**Work to be completed:**
Leave out the pictures; transcribe all else exactly.

**Data extract:**
-- -- --

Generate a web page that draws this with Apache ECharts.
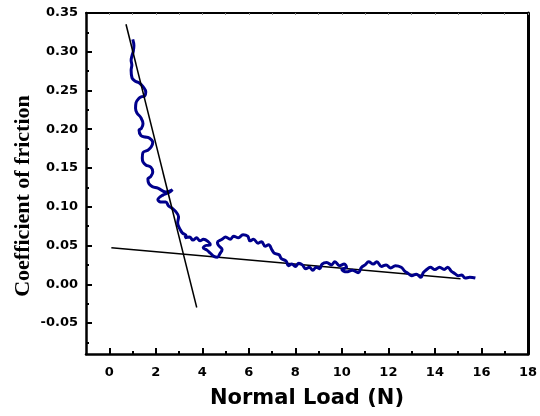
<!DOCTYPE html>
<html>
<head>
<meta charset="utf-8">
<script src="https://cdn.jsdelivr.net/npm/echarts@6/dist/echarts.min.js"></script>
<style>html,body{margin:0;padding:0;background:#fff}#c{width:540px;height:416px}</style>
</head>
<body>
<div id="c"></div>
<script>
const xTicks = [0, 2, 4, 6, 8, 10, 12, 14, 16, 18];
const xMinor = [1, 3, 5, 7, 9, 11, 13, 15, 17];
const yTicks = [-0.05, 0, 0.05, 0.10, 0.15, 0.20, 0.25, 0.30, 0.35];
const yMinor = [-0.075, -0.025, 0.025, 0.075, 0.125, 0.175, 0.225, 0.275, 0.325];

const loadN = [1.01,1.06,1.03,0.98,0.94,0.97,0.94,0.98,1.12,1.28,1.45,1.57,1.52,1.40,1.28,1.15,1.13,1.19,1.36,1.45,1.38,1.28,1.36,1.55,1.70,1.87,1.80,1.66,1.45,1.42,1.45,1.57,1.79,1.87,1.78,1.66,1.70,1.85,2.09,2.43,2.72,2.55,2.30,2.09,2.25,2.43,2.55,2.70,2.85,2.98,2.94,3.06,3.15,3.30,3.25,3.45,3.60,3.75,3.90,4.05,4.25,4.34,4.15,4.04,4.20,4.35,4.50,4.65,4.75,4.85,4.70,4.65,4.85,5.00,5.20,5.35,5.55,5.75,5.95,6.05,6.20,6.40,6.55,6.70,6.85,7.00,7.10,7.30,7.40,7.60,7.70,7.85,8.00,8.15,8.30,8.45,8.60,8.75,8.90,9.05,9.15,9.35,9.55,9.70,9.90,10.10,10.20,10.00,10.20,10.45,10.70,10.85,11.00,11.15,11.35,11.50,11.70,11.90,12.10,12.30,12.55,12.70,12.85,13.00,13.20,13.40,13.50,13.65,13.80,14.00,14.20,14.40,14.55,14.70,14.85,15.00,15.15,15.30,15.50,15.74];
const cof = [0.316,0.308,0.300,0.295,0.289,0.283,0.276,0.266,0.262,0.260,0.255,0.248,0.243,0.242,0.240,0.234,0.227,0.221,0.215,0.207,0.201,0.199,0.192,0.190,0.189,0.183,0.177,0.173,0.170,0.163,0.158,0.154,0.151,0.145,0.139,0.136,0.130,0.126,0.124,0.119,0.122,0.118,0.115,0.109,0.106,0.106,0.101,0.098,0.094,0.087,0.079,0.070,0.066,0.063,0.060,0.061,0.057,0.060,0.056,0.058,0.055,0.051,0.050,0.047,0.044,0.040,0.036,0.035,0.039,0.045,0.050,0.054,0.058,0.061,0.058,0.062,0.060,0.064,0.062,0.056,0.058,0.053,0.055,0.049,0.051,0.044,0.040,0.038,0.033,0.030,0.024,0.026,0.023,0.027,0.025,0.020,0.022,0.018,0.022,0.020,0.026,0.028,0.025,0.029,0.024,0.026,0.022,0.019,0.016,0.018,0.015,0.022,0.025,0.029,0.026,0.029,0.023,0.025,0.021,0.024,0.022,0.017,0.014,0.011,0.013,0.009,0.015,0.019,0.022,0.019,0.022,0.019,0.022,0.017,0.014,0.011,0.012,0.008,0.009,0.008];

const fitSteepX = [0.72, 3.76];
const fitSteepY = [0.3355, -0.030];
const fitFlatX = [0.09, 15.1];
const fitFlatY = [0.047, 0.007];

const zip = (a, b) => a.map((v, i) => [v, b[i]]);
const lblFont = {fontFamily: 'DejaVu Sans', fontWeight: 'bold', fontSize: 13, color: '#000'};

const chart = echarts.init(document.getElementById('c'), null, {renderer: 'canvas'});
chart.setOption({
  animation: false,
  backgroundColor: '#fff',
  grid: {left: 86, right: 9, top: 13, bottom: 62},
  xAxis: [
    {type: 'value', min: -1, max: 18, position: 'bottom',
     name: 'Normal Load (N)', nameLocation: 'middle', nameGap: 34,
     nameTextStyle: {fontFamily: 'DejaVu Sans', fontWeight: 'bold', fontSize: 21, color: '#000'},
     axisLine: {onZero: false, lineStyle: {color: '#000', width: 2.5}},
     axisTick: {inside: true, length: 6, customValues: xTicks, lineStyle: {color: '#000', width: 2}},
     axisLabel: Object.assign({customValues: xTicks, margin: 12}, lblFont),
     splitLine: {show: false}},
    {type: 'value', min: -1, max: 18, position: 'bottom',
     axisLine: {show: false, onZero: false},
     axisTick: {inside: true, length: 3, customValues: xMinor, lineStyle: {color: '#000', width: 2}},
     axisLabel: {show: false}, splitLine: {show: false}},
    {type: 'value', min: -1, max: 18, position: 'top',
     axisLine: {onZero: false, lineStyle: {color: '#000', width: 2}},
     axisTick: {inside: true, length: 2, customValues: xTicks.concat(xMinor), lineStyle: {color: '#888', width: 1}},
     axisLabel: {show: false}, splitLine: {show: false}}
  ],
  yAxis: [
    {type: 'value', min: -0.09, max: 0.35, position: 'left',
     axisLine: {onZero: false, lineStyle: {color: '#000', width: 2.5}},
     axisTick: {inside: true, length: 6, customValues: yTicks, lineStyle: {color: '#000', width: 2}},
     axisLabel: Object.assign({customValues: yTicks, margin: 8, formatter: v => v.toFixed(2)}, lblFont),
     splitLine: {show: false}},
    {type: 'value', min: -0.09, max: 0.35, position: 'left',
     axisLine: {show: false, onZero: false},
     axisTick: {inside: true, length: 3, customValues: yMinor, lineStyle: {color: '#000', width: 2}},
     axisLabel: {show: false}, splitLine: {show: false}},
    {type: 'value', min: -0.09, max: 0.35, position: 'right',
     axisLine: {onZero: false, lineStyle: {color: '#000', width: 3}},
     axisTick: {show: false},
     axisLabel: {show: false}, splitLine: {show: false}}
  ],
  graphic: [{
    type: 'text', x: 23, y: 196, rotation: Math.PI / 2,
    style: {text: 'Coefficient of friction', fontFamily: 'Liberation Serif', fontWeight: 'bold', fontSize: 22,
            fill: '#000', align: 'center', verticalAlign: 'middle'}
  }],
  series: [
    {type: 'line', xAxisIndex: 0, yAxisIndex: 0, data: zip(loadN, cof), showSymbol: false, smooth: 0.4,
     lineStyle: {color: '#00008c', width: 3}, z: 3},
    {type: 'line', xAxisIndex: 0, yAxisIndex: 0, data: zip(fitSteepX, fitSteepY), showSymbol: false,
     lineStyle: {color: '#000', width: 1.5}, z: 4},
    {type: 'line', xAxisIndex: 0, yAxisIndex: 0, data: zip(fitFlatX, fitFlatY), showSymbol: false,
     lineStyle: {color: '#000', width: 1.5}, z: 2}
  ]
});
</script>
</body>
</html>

-- -- --

**Answer to this task:**
Generate a web page that draws this with Apache ECharts.
<!DOCTYPE html>
<html>
<head>
<meta charset="utf-8">
<script src="https://cdn.jsdelivr.net/npm/echarts@6/dist/echarts.min.js"></script>
<style>html,body{margin:0;padding:0;background:#fff}#c{width:540px;height:416px}</style>
</head>
<body>
<div id="c"></div>
<script>
const xTicks = [0, 2, 4, 6, 8, 10, 12, 14, 16, 18];
const xMinor = [1, 3, 5, 7, 9, 11, 13, 15, 17];
const yTicks = [-0.05, 0, 0.05, 0.10, 0.15, 0.20, 0.25, 0.30, 0.35];
const yMinor = [-0.075, -0.025, 0.025, 0.075, 0.125, 0.175, 0.225, 0.275, 0.325];

const loadN = [1.01,1.06,1.03,0.98,0.94,0.97,0.94,0.98,1.12,1.28,1.45,1.57,1.52,1.40,1.28,1.15,1.13,1.19,1.36,1.45,1.38,1.28,1.36,1.55,1.70,1.87,1.80,1.66,1.45,1.42,1.45,1.57,1.79,1.87,1.78,1.66,1.70,1.85,2.09,2.43,2.72,2.55,2.30,2.09,2.25,2.43,2.55,2.70,2.85,2.98,2.94,3.06,3.15,3.30,3.25,3.45,3.60,3.75,3.90,4.05,4.25,4.34,4.15,4.04,4.20,4.35,4.50,4.65,4.75,4.85,4.70,4.65,4.85,5.00,5.20,5.35,5.55,5.75,5.95,6.05,6.20,6.40,6.55,6.70,6.85,7.00,7.10,7.30,7.40,7.60,7.70,7.85,8.00,8.15,8.30,8.45,8.60,8.75,8.90,9.05,9.15,9.35,9.55,9.70,9.90,10.10,10.20,10.00,10.20,10.45,10.70,10.85,11.00,11.15,11.35,11.50,11.70,11.90,12.10,12.30,12.55,12.70,12.85,13.00,13.20,13.40,13.50,13.65,13.80,14.00,14.20,14.40,14.55,14.70,14.85,15.00,15.15,15.30,15.50,15.74];
const cof = [0.316,0.308,0.300,0.295,0.289,0.283,0.276,0.266,0.262,0.260,0.255,0.248,0.243,0.242,0.240,0.234,0.227,0.221,0.215,0.207,0.201,0.199,0.192,0.190,0.189,0.183,0.177,0.173,0.170,0.163,0.158,0.154,0.151,0.145,0.139,0.136,0.130,0.126,0.124,0.119,0.122,0.118,0.115,0.109,0.106,0.106,0.101,0.098,0.094,0.087,0.079,0.070,0.066,0.063,0.060,0.061,0.057,0.060,0.056,0.058,0.055,0.051,0.050,0.047,0.044,0.040,0.036,0.035,0.039,0.045,0.050,0.054,0.058,0.061,0.058,0.062,0.060,0.064,0.062,0.056,0.058,0.053,0.055,0.049,0.051,0.044,0.040,0.038,0.033,0.030,0.024,0.026,0.023,0.027,0.025,0.020,0.022,0.018,0.022,0.020,0.026,0.028,0.025,0.029,0.024,0.026,0.022,0.019,0.016,0.018,0.015,0.022,0.025,0.029,0.026,0.029,0.023,0.025,0.021,0.024,0.022,0.017,0.014,0.011,0.013,0.009,0.015,0.019,0.022,0.019,0.022,0.019,0.022,0.017,0.014,0.011,0.012,0.008,0.009,0.008];

const fitSteepX = [0.72, 3.76];
const fitSteepY = [0.3355, -0.030];
const fitFlatX = [0.09, 15.1];
const fitFlatY = [0.047, 0.007];

const zip = (a, b) => a.map((v, i) => [v, b[i]]);
const lblFont = {fontFamily: 'DejaVu Sans', fontWeight: 'bold', fontSize: 13, color: '#000'};

const chart = echarts.init(document.getElementById('c'), null, {renderer: 'canvas'});
chart.setOption({
  animation: false,
  backgroundColor: '#fff',
  grid: {left: 86, right: 9, top: 13, bottom: 62},
  xAxis: [
    {type: 'value', min: -1, max: 18, position: 'bottom',
     name: 'Normal Load (N)', nameLocation: 'middle', nameGap: 34,
     nameTextStyle: {fontFamily: 'DejaVu Sans', fontWeight: 'bold', fontSize: 21, color: '#000'},
     axisLine: {onZero: false, lineStyle: {color: '#000', width: 2.5}},
     axisTick: {inside: true, length: 6, customValues: xTicks, lineStyle: {color: '#000', width: 2}},
     axisLabel: Object.assign({customValues: xTicks, margin: 12}, lblFont),
     splitLine: {show: false}},
    {type: 'value', min: -1, max: 18, position: 'bottom',
     axisLine: {show: false, onZero: false},
     axisTick: {inside: true, length: 3, customValues: xMinor, lineStyle: {color: '#000', width: 2}},
     axisLabel: {show: false}, splitLine: {show: false}},
    {type: 'value', min: -1, max: 18, position: 'top',
     axisLine: {onZero: false, lineStyle: {color: '#000', width: 2}},
     axisTick: {inside: true, length: 2, customValues: xTicks.concat(xMinor), lineStyle: {color: '#888', width: 1}},
     axisLabel: {show: false}, splitLine: {show: false}}
  ],
  yAxis: [
    {type: 'value', min: -0.09, max: 0.35, position: 'left',
     axisLine: {onZero: false, lineStyle: {color: '#000', width: 2.5}},
     axisTick: {inside: true, length: 6, customValues: yTicks, lineStyle: {color: '#000', width: 2}},
     axisLabel: Object.assign({customValues: yTicks, margin: 8, formatter: v => v.toFixed(2)}, lblFont),
     splitLine: {show: false}},
    {type: 'value', min: -0.09, max: 0.35, position: 'left',
     axisLine: {show: false, onZero: false},
     axisTick: {inside: true, length: 3, customValues: yMinor, lineStyle: {color: '#000', width: 2}},
     axisLabel: {show: false}, splitLine: {show: false}},
    {type: 'value', min: -0.09, max: 0.35, position: 'right',
     axisLine: {onZero: false, lineStyle: {color: '#000', width: 3}},
     axisTick: {show: false},
     axisLabel: {show: false}, splitLine: {show: false}}
  ],
  graphic: [{
    type: 'text', x: 23, y: 196, rotation: Math.PI / 2,
    style: {text: 'Coefficient of friction', fontFamily: 'Liberation Serif', fontWeight: 'bold', fontSize: 22,
            fill: '#000', align: 'center', verticalAlign: 'middle'}
  }],
  series: [
    {type: 'line', xAxisIndex: 0, yAxisIndex: 0, data: zip(loadN, cof), showSymbol: false, smooth: 0.4,
     lineStyle: {color: '#00008c', width: 3}, z: 3},
    {type: 'line', xAxisIndex: 0, yAxisIndex: 0, data: zip(fitSteepX, fitSteepY), showSymbol: false,
     lineStyle: {color: '#000', width: 1.5}, z: 4},
    {type: 'line', xAxisIndex: 0, yAxisIndex: 0, data: zip(fitFlatX, fitFlatY), showSymbol: false,
     lineStyle: {color: '#000', width: 1.5}, z: 2}
  ]
});
</script>
</body>
</html>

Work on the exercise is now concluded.